A distributed hypertable can be configured to write each chunk to multiple data nodes in order to replicate data at the chunk level. This native replication ensures that a distributed hypertable is protected against data node failures and provides an alternative to fully replicating each data node using streaming replication.

While data nodes require no additional setup to use native replication, the access node continues to rely on streaming replication, however. In this regard, the access node has similar requirements for high availability as any regular PostgreSQL instance.

The number of data nodes a chunk is written to is determined by a distributed hypertable's replication_factor (the default value is 1, i.e., no native replication), and it can be set when calling create_distributed_hypertable:

SELECT create_distributed_hypertable('conditions', 'time', 'location',
    replication_factor => 3);

Alternatively, the function set_replication_factor can be used to enable native replication on an existing distributed hypertable.

Native replication is currently under development and lacks functionality for a complete high-availability solution. Some functionality described in this section is not yet implemented or might have only a partial feature set. For instance, there is currently no implementation for (re-)replicating existing chunks in the background after a data node failure or increase in replication factor. We therefore recommend keeping the replication factor set at the default value of 1, and instead use streaming replication on each data node.

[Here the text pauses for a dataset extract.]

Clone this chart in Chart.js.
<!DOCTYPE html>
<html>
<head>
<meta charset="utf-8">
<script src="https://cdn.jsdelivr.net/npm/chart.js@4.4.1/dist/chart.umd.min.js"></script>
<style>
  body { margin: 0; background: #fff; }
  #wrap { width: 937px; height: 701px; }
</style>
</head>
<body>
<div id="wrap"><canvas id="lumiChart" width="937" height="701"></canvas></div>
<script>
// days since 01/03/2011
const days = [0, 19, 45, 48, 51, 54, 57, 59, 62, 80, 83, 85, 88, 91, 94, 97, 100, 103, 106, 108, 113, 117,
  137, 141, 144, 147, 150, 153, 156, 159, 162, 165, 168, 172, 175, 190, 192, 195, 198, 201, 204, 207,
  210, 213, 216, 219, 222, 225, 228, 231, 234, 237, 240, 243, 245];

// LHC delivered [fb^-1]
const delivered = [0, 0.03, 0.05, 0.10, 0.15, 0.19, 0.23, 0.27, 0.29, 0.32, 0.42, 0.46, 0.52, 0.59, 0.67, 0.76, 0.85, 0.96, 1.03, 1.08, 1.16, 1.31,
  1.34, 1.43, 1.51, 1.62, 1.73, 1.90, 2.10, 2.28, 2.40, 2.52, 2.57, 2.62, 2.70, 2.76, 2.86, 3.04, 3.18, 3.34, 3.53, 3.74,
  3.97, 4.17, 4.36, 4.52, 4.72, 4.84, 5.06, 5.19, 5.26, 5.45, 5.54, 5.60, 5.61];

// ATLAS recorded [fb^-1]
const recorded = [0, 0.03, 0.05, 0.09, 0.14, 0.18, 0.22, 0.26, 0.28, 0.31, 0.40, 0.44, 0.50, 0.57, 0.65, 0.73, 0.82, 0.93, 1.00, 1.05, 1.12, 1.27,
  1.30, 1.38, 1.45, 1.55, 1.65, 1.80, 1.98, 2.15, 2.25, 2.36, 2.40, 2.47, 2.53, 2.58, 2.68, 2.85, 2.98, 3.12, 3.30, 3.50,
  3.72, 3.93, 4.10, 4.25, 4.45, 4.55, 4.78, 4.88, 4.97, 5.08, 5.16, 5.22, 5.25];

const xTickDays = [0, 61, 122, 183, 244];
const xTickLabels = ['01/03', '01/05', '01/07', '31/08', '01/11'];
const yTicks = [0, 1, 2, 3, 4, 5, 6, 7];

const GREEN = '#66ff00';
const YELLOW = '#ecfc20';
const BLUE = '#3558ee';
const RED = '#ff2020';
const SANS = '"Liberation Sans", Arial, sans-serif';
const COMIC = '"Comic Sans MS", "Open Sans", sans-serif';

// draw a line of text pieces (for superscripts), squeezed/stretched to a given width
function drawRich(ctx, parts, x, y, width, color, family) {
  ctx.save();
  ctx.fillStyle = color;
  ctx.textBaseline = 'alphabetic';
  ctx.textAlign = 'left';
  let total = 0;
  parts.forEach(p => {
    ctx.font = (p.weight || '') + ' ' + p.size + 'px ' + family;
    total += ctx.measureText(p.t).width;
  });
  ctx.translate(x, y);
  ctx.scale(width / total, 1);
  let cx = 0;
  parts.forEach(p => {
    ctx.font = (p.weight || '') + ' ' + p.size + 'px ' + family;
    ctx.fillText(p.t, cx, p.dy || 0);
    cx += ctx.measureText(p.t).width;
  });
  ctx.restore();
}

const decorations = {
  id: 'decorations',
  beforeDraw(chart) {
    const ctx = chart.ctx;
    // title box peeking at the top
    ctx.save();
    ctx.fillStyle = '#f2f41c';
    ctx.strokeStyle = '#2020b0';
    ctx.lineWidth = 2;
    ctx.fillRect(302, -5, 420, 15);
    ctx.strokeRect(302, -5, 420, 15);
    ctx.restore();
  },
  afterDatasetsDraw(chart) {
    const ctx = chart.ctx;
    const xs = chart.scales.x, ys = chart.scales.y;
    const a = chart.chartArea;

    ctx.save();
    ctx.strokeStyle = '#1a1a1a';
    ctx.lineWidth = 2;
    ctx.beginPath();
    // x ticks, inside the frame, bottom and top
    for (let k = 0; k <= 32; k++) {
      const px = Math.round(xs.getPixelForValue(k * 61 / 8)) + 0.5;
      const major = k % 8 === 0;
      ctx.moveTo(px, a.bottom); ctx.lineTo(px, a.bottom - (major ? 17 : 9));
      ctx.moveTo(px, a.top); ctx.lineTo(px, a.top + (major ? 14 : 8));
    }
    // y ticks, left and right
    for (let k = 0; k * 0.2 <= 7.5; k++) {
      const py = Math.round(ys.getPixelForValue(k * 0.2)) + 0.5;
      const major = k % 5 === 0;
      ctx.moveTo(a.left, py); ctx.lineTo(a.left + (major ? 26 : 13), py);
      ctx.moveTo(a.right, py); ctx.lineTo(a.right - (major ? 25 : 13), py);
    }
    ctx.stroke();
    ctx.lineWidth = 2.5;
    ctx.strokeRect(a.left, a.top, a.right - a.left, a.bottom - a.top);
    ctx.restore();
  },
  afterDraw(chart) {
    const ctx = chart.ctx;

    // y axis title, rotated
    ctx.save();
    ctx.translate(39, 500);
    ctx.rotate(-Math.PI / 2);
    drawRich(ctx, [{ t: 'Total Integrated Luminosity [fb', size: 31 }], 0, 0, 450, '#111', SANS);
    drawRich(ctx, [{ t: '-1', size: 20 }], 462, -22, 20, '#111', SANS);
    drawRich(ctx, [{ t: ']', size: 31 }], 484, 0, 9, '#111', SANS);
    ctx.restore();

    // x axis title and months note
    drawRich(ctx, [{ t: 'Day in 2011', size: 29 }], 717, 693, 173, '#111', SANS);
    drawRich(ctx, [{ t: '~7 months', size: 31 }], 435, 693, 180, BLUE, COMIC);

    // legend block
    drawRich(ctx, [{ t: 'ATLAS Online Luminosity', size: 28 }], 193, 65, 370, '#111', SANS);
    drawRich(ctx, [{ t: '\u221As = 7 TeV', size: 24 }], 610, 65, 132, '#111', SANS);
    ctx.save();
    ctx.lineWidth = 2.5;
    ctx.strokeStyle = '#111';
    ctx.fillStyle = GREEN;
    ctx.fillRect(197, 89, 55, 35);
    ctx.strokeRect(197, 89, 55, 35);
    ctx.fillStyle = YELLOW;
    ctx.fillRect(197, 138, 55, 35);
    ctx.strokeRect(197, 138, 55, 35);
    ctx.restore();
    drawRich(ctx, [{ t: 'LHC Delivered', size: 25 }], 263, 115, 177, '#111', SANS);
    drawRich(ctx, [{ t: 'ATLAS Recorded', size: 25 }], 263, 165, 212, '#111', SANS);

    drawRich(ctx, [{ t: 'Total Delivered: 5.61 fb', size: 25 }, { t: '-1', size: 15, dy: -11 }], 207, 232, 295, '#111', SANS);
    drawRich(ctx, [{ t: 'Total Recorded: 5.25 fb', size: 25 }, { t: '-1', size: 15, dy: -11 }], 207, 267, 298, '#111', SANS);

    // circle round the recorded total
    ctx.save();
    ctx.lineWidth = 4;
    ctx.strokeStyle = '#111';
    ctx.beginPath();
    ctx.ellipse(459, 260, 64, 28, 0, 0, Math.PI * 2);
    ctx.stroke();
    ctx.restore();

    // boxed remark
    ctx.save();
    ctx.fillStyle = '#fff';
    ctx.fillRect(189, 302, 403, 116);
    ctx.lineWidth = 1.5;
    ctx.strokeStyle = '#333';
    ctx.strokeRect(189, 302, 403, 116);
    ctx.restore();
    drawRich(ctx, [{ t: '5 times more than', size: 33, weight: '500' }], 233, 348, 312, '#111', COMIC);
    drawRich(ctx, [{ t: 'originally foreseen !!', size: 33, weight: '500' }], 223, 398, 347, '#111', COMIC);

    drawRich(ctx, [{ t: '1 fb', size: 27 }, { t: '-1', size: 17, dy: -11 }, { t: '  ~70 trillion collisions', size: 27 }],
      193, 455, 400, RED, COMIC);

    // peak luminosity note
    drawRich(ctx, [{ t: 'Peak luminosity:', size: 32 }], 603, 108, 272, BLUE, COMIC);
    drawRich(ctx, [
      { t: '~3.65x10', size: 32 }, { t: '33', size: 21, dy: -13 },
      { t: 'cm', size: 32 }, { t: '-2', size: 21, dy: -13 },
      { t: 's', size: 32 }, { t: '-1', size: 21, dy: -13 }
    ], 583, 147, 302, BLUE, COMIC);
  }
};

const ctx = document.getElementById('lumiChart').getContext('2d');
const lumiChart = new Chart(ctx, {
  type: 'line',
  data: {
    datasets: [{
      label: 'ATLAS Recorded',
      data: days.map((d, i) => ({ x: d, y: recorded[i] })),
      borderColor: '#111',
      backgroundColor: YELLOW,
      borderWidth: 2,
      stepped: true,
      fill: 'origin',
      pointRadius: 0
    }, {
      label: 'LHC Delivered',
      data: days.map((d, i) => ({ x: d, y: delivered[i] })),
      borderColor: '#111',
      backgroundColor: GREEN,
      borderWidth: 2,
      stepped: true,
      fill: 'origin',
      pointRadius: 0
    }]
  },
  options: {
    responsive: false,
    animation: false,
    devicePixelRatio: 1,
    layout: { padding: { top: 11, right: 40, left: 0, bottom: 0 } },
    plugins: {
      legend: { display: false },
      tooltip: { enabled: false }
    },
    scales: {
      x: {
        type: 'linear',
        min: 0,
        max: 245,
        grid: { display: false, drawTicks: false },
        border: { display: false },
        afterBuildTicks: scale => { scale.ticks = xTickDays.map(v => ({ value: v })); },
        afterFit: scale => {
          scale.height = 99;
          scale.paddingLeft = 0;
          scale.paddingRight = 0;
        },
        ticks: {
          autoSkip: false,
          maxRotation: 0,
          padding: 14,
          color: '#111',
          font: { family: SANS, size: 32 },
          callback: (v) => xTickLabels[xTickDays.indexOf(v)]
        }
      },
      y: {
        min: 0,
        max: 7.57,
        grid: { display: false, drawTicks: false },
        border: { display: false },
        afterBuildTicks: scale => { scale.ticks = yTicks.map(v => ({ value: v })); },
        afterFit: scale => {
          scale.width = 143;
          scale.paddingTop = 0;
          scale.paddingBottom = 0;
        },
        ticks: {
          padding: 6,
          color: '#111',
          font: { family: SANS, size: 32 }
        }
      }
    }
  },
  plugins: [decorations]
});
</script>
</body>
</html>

Once enabled, native replication happens as part of normal inserts, by writing each row to multiple data nodes, and therefore requires no additional mechanism for replicating newly inserted data. Existing chunks, which are not replicated according to the configured replication factor, needs to be re-replicated by a background job in order to achieve the set replication factor.

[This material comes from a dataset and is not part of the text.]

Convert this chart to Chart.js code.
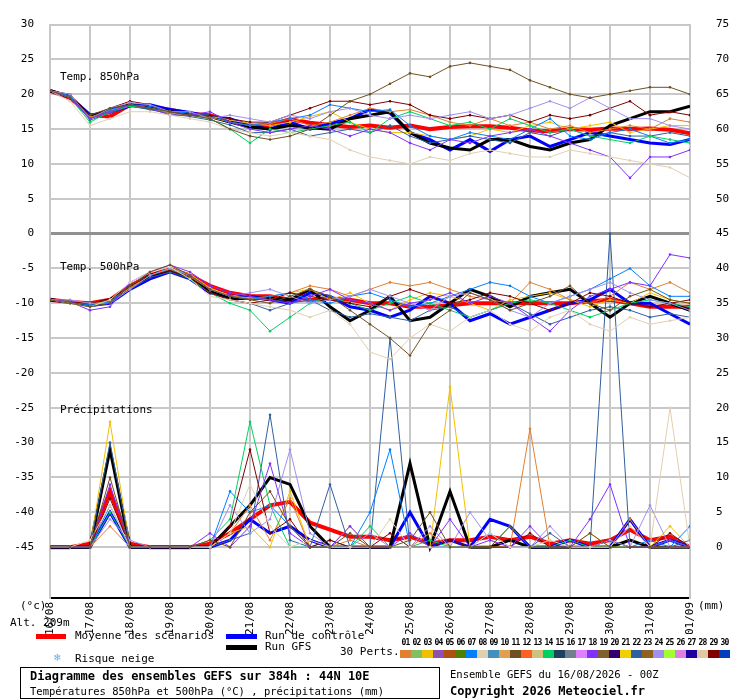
<!DOCTYPE html>
<html><head><meta charset="utf-8">
<script src="https://cdn.jsdelivr.net/npm/chart.js@4"></script>
<style>
body{margin:0;background:#fff;font-family:"DejaVu Sans Mono",monospace;font-size:11px;color:#000}
#wrap{position:relative;width:740px;height:700px}
canvas{position:absolute;left:0;top:0}
.t{position:absolute;white-space:nowrap}
.bar{position:absolute;height:5px}
.sw{display:inline-block;width:11px;height:8px}
.nm{display:inline-block;width:11px;text-align:center;letter-spacing:-0.8px}
</style></head><body>
<div id="wrap">
<canvas id="c" width="740" height="634"></canvas>
<div class="t" style="left:60px;top:70px">Temp. 850hPa</div>
<div class="t" style="left:60px;top:260px">Temp. 500hPa</div>
<div class="t" style="left:60px;top:403px">Précipitations</div>
<div class="t" style="left:20px;top:599px">(°c)</div>
<div class="t" style="left:698px;top:599px">(mm)</div>
<div class="t" style="left:10px;top:616px">Alt. 209m</div>
<div class="bar" style="left:36px;top:634px;width:30px;background:#ff0000"></div>
<div class="t" style="left:75px;top:629px">Moyenne des scénarios</div>
<div class="bar" style="left:226px;top:634px;width:31px;background:#0000ff"></div>
<div class="t" style="left:265px;top:629px">Run de contrôle</div>
<div class="bar" style="left:226px;top:645px;width:31px;background:#000"></div>
<div class="t" style="left:265px;top:640px">Run GFS</div>
<div class="t" style="left:54px;top:651px;color:#60b0f0">❄</div>
<div class="t" style="left:75px;top:652px">Risque neige</div>
<div class="t" style="left:340px;top:645px">30 Perts.</div>
<div class="t" id="nums" style="left:400px;top:638px;font-size:8px;font-weight:bold"></div>
<div class="t" id="sws" style="left:400px;top:650px;font-size:0"></div>
<div class="t" style="left:20px;top:667px;width:418px;height:30px;border:1px solid #000"></div>
<div class="t" style="left:30px;top:669px;font-weight:bold;font-size:12px">Diagramme des ensembles GEFS sur 384h : 44N 10E</div>
<div class="t" style="left:30px;top:685px;font-size:10.5px">Températures 850hPa et 500hPa (°C) , précipitations (mm)</div>
<div class="t" style="left:450px;top:668px;font-size:10.5px">Ensemble GEFS du 16/08/2026 - 00Z</div>
<div class="t" style="left:450px;top:684px;font-weight:bold;font-size:12px">Copyright 2026 Meteociel.fr</div>
</div>
<script>
const dates = ['16/08','17/08','18/08','19/08','20/08','21/08','22/08','23/08','24/08','25/08','26/08','27/08','28/08','29/08','30/08','31/08','01/09'];
const stepHours = 12;
const pertColors = ['#e08030','#80c060','#f0c000','#9050b0','#b05010','#508000','#0080ff','#e0d0b0','#4090c0','#e0a050',
 '#705020','#ff6020','#d0c080','#00d060','#204060','#708090','#e080ff','#8030ff','#806030','#300070',
 '#f0d000','#3060a0','#906020','#a090f0','#a0ff30','#e080e0','#2000a0','#e0c8a0','#800000','#0040c0'];

const mean850 = [20.5,19.5,17,16.8,18.5,18.2,17.8,17.2,17,16.2,15.5,15.6,16.4,15.9,15.6,15.3,15.5,15.2,15.5,15,15.3,15.4,15.4,15.2,14.8,14.7,15,14.9,15.1,15,15.1,14.9,14.4];
const ctrl850 = [20.5,19.6,17,17.5,18.3,18.5,17.8,17.4,16.8,16.5,15.5,15,16,15,15.8,16.5,17.8,17.3,14.5,13.5,12,13.5,11.8,13.5,14,12.5,13.5,14.5,14,13.5,13,12.8,13.5];
const gfs850 = [20.5,19.7,16.8,17.8,18.5,18,17.5,17.2,16.8,16,15.3,15,15.5,15.2,15,16.5,17,17.5,14.5,13,12.3,12,13.5,13.5,12.5,12,13,13.5,15.5,16.5,17.5,17.5,18.3];
const mean500 = [-9.5,-9.8,-10,-9.5,-7.5,-6,-5.1,-6,-7.5,-8.5,-9,-9,-9.5,-9.5,-9.3,-9.5,-10,-10,-10.5,-10.5,-10.3,-10,-10,-10,-10,-10,-10,-9.7,-9.5,-10,-10.5,-10.5,-10.5];
const ctrl500 = [-9.5,-9.8,-10.3,-10,-8,-6.5,-5.5,-6.5,-8.5,-9,-9,-9.5,-10,-8.5,-9,-10.5,-11,-12,-11,-9,-10,-12.5,-11.5,-13,-12,-11,-10,-9.5,-8,-10,-10,-11.5,-13];
const gfs500 = [-9.5,-9.8,-10.2,-9.5,-7.8,-6,-5.3,-6.3,-8.3,-9.3,-9.3,-9.2,-9.5,-8,-10.5,-12.5,-11,-9,-12.5,-12,-10,-8,-9,-10.5,-9,-8.5,-8,-10,-12,-10,-9,-10,-11];
const meanRain = [0,0,0.5,8,0.5,0,0,0,0.5,2,4,6,6.5,3.5,2.5,1.5,1.5,1,1.5,0.5,1,1,1.5,1,1.5,0.5,1,0.5,1,2.5,1,1.5,0];
const ctrlRain = [0,0,0,5,0,0,0,0,0,1,4,2,3,1,0,0,0,0,5,0,1,0,4,3,0,0,1,0,0,4,0,1,0];
const gfsRain = [0,0,0,14,0,0,0,0,0,3,6,10,9,3,0,0,0,0,12,0,8,0,0,1,0,0,0,0,0,1,0,0,0];

// perturbation members: number, 850, 500, rain
const pertIds = [11,8,18,24,29,14,7,1,22,3];
const pert850 = [
 [20.5,19.5,17,18,18.5,18,17.5,17,16.5,15,14,13.5,14,15,17,19,20,21.5,23,22.5,24,24.5,24,23.5,22,21,20,19.5,20,20.5,21,21,20],
 [20.5,19,15.5,16.5,17.5,17.5,17,16.5,16,15,14.5,14,14.5,14,13.5,12,11,10.5,10,11,10.5,11.5,12,11.5,11,11,12,11.5,11,10.5,10,9.5,8],
 [20.5,19.5,16.5,17.5,18.5,18,17,17,17.5,16,15,14.5,15,15.5,15,14,15,14.5,13,12,13.5,13,14,14.5,15,14,13,12,11,8,11,11,12],
 [20.5,20,16.5,18,18.8,18.5,17.5,17.5,16.5,17,16.5,16,17,16.5,17.5,18,17,16.5,17,16.5,17,17.5,16.5,17,18,19,18,19.5,18,16.5,16.5,15.5,15],
 [20.5,20,16.5,18,19,18.5,17.5,17,17,16.5,16,16,17,18,19,19,18.5,19,18.5,17,16.5,17,16.5,17,16,17,16.5,17,18,19,17,17.5,17],
 [20.5,19.5,16,17.5,18.3,18,17.5,17,16.5,15,13,15,14.5,15,15.5,16,14.5,16.5,17.5,16.5,15.5,16,15,16.5,15.5,14.5,15,14,13.5,13,14,13.5,13],
 [20.5,19.8,16.5,17.8,18.5,18.3,17.5,17.3,17,16,15.5,16,16.5,17,18.5,18,17.5,17.8,15.5,14,13.5,14.5,14,13.5,15,16.5,14,13.5,14.5,15,14,13,13.5],
 [20.5,19.5,16.5,17.5,18.5,18,17.3,17,16.7,16,15.5,15.8,16.5,15.5,16,17,18,17.5,17.8,17,16,15.5,16.5,15.5,16,15,15.5,14.5,15,15.5,15,16.5,16],
 [20.5,19.7,16.3,17.3,18.3,17.8,17.2,16.8,16.3,15.6,14.5,14.5,15,14,14.5,15,14.5,15.5,14,13,13.5,14,13.5,13,14.5,14,15,14,14.5,14,14,14.5,14],
 [20.5,19.6,16.7,17.7,18.5,18,17.4,17,17,16.3,15.8,15.5,16,16.8,17.5,16,15,14.5,14.5,14,13.5,14,15,14.5,15.5,16,15,15.5,16,14.5,15,15.5,15.5]
];
const pert500 = [
 [-9.5,-10,-10.5,-10,-7.5,-5.5,-4.5,-6,-8,-9,-9.5,-10,-9,-8,-9,-11,-13,-15,-17.5,-13,-11,-8.5,-9.5,-11,-10,-9,-7.5,-10,-11,-9,-8,-9.5,-10],
 [-9.5,-10,-10.5,-9.5,-7,-5.5,-4.8,-6.5,-9,-9.5,-10,-10.5,-11,-12,-11,-13,-17,-18,-15,-13,-14,-12,-11,-13,-14,-12,-11,-13,-14,-12,-13,-12.5,-12],
 [-9.5,-9.8,-11,-10.5,-7,-5.5,-4.5,-5.5,-7.5,-8.5,-9,-9.5,-10,-9,-8,-9.5,-10,-11,-10,-9.5,-8.5,-10,-9,-10,-12,-14,-11,-9,-8,-7,-7.5,-3,-3.5],
 [-9.5,-9.5,-10,-10,-8,-6,-5,-6,-8,-9,-8.5,-8,-9,-10,-9.5,-9,-8,-9,-10,-11,-9,-8.5,-9.5,-11,-12,-10,-9,-8,-7,-8.5,-9.5,-10,-11],
 [-9.5,-9.8,-10,-9.5,-7.5,-6,-5.3,-6.3,-8.5,-9.5,-10,-9.5,-8.5,-9,-9.5,-10,-10.5,-9,-8,-9,-10,-9.5,-8.5,-9,-10,-11,-10,-8.5,-9,-10,-10.5,-10,-9.5],
 [-9.5,-10,-10.5,-9.5,-7.5,-6,-5,-6.5,-8.5,-10,-11,-14,-12,-10,-9,-10,-11,-10,-9,-10,-11,-12,-11,-10,-9.5,-10,-11,-12,-11,-10,-9.5,-10,-10.5],
 [-9.5,-9.8,-10.2,-9.8,-7.5,-6,-5,-6,-8,-9,-9.5,-9,-8.5,-9.5,-10,-9,-8.5,-9.5,-10.5,-10,-9,-8,-7,-7.5,-9,-10,-9,-8,-6.5,-5,-7.5,-9,-9],
 [-9.5,-9.8,-10,-9.5,-7.8,-6,-5.2,-6.2,-8,-9,-9.3,-9,-8.5,-7.5,-8,-9,-8,-7,-7.5,-7,-8,-9,-9.5,-10,-7,-8,-9.5,-10,-9,-7,-8,-7,-8.5],
 [-9.5,-9.8,-10.3,-10,-8,-6.3,-5.5,-6.5,-8.5,-9.5,-10,-11,-10,-9.5,-11,-12,-11.5,-12,-12.5,-11,-10.5,-12,-11,-10,-11.5,-13,-12,-11,-10.5,-11,-12,-11.5,-12],
 [-9.5,-9.7,-10,-9.8,-7.8,-6,-5,-5.8,-7.8,-9,-9.2,-9.5,-8.5,-8,-9.5,-8.5,-10,-11,-9.5,-8.5,-9,-10,-11,-9.5,-9,-8.5,-9.5,-10.5,-9.5,-10,-8.5,-9.5,-10]
];
const pertRain = [
 [0,0,0,10,0,0,0,0,1,0,5,8,3,0,0,2,0,0,1,5,0,0,0,3,0,0,0,2,0,0,0,0,0],
 [0,0,1,6,0,0,0,0,0,2,9,3,0,1,0,0,0,4,0,0,0,0,2,0,0,1,0,0,0,3,0,20,0],
 [0,0,0,9,0,0,0,0,2,0,3,12,2,0,0,3,0,0,2,0,4,0,1,0,3,0,0,4,9,0,0,1,0],
 [0,0,0,4,1,0,0,0,0,6,2,4,14,2,0,0,2,0,0,3,0,5,1,0,0,3,0,0,1,0,6,0,0],
 [0,0,0,7,0,0,0,0,0,3,14,2,4,0,1,0,0,2,0,0,1,0,0,0,2,0,0,0,1,0,0,2,0],
 [0,0,0,5,0,0,0,0,1,4,18,6,0,0,0,0,3,0,0,1,0,0,0,3,0,0,1,0,0,0,0,1,0],
 [0,0,0,6,0,0,0,0,0,8,5,6,3,0,1,0,5,14,0,0,0,0,2,0,0,0,0,0,1,0,1,0,3],
 [0,0,0,3,0,0,0,0,0,2,6,1,7,0,0,1,0,0,0,2,0,0,0,0,17,0,0,0,0,4,0,0,0],
 [0,0,0,15,0,0,0,0,0,1,2,19,1,0,9,0,0,30,0,0,0,0,0,0,0,2,0,0,45,0,0,0,1],
 [0,0,0,18,0,0,0,0,0,2,3,0,8,0,0,3,0,0,0,0,23,0,0,0,0,0,0,2,0,0,0,3,0]
];

// precipitation shares the left scale: 0 mm sits at -45
const RAIN_BASE = -45;
const pts = (arr, off = 0) => arr.map((v, i) => ({ x: i * stepHours, y: v + off }));

function line(data, color, width, dots) {
    return { data, borderColor: color, backgroundColor: color, borderWidth: width,
        pointRadius: dots ? 1.3 : 0, pointBorderWidth: 0, tension: 0, fill: false };
}

const datasets = [];
pertIds.forEach((id, k) => {
    const col = pertColors[id - 1];
    datasets.push(line(pts(pert850[k]), col, 1, true));
    datasets.push(line(pts(pert500[k]), col, 1, true));
    datasets.push(line(pts(pertRain[k], RAIN_BASE), col, 1, true));
});
[[gfs850, gfs500, gfsRain, '#000000', 3], [ctrl850, ctrl500, ctrlRain, '#0000ff', 3], [mean850, mean500, meanRain, '#ff0000', 4]]
    .forEach(([a, b, r, col, w]) => {
        datasets.push(line(pts(a), col, w, false));
        datasets.push(line(pts(b), col, w, false));
        datasets.push(line(pts(r, RAIN_BASE), col, w, false));
    });

const yTicks = [];
for (let v = 30; v >= -45; v -= 5) yTicks.push(v);
const tickFont = { family: 'DejaVu Sans Mono', size: 11 };

new Chart(document.getElementById('c'), {
    type: 'line',
    data: { datasets },
    options: {
        responsive: false, animation: false,
        layout: { padding: { top: 22, right: 0, left: 0, bottom: 0 } },
        plugins: { legend: { display: false }, tooltip: { enabled: false } },
        scales: {
            x: {
                type: 'linear', min: 0, max: 384,
                afterBuildTicks: s => { s.ticks = dates.map((d, i) => ({ value: i * 24 })); },
                afterFit: s => { s.height = 36; },
                ticks: { color: '#000', font: tickFont, minRotation: 90, maxRotation: 90, padding: 4,
                    callback: (v) => dates[Math.round(v / 24)] },
                grid: { color: '#c8c8c8', lineWidth: 2, drawTicks: false },
                border: { color: '#000', width: 2 }
            },
            y: {
                min: -52.3, max: 30,
                afterBuildTicks: s => { s.ticks = yTicks.map(v => ({ value: v })); },
                afterFit: s => { s.width = 50; },
                ticks: { color: '#000', font: tickFont, padding: 16 },
                grid: { drawTicks: false, color: c => c.tick && c.tick.value === 0 ? '#909090' : '#c8c8c8',
                    lineWidth: c => c.tick && c.tick.value === 0 ? 3 : 2 },
                border: { color: '#c8c8c8', width: 2 }
            },
            y2: {
                position: 'right', min: -52.3, max: 30,
                afterBuildTicks: s => { s.ticks = yTicks.map(v => ({ value: v })); },
                afterFit: s => { s.width = 50; },
                ticks: { color: '#000', font: tickFont, padding: 18, callback: v => v + 45 },
                grid: { display: false },
                border: { color: '#c8c8c8', width: 2 }
            }
        }
    }
});

document.getElementById('nums').innerHTML = pertColors.map((c, i) => `<span class="nm">${String(i + 1).padStart(2, '0')}</span>`).join('');
document.getElementById('sws').innerHTML = pertColors.map(c => `<span class="sw" style="background:${c}"></span>`).join('');
</script>
</body></html>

To view the data nodes each chunk is replicated to, the following query can be used:

SELECT chunk_name, data_nodes
FROM timescaledb_information.chunks
WHERE hypertable_name = 'conditions';

       chunk_name       |              data_nodes
 _dist_hyper_1_1_chunk  | {data_node_1,data_node_2,data_node_3}
 _dist_hyper_1_2_chunk  | {data_node_1,data_node_2,data_node_3}
 _dist_hyper_1_3_chunk  | {data_node_1,data_node_2,data_node_3}

When querying a distributed hypertable using native replication, the query planner knows how to include only one replica of each chunk in the query plan. The planner can employ different strategies to pick the set of chunk replicas in order to, e.g., evenly spread the query load across the data nodes.

Compared to streaming replication, native replication provides several advantages:

  • Built in: Native replication is built in and requires no additional configuration to use. TimescaleDB instances that serve as data nodes need not be configured with standby instances using streaming replication.
  • Elasticity: As long all chunks on a data node have at least one replica on another data node, it is possible to delete that node. The chunks that are under-replicated after deleting the data node would be re-replicated to new data nodes as long as there is still capacity (i.e., there remains at least as many data nodes as the configured replication factor). This flexibility allows not only scaling up a multi-node cluster during peek hours, but also allows scaling it down when the extra capacity is no longer needed.
  • Efficient: While streaming replication needs to replicate every mutation at the level of the write-ahead log (WAL), native replication only replicates distinct chunks. This makes features like, e.g., compression more efficient since only the original chunk's data need to be replicated. When a chunk is compressed or decompressed, no additional replication is needed since it is a local operation on a data node that can be applied to each replica. With streaming replication, however, compressing or decompressing a chunk would require writing all the data changes to one or more standby replica nodes.
  • Query optimizations: Native replication enables a number of interesting optimizations and features that go beyond just providing high availability (HA). For instance, when a chunk exists on multiple data nodes, the planner could balance queries across different chunk replicas for better resource utilization. Similarly, if the planner detects a non-responsive or slow data node, it could ensure that only responsive nodes are included in the query plan.

There are also disadvantages with native replication. For instance, if a data node holds data that is not part of a distributed hypertable, this data won't be replicated. In such situations, streaming replication is recommended.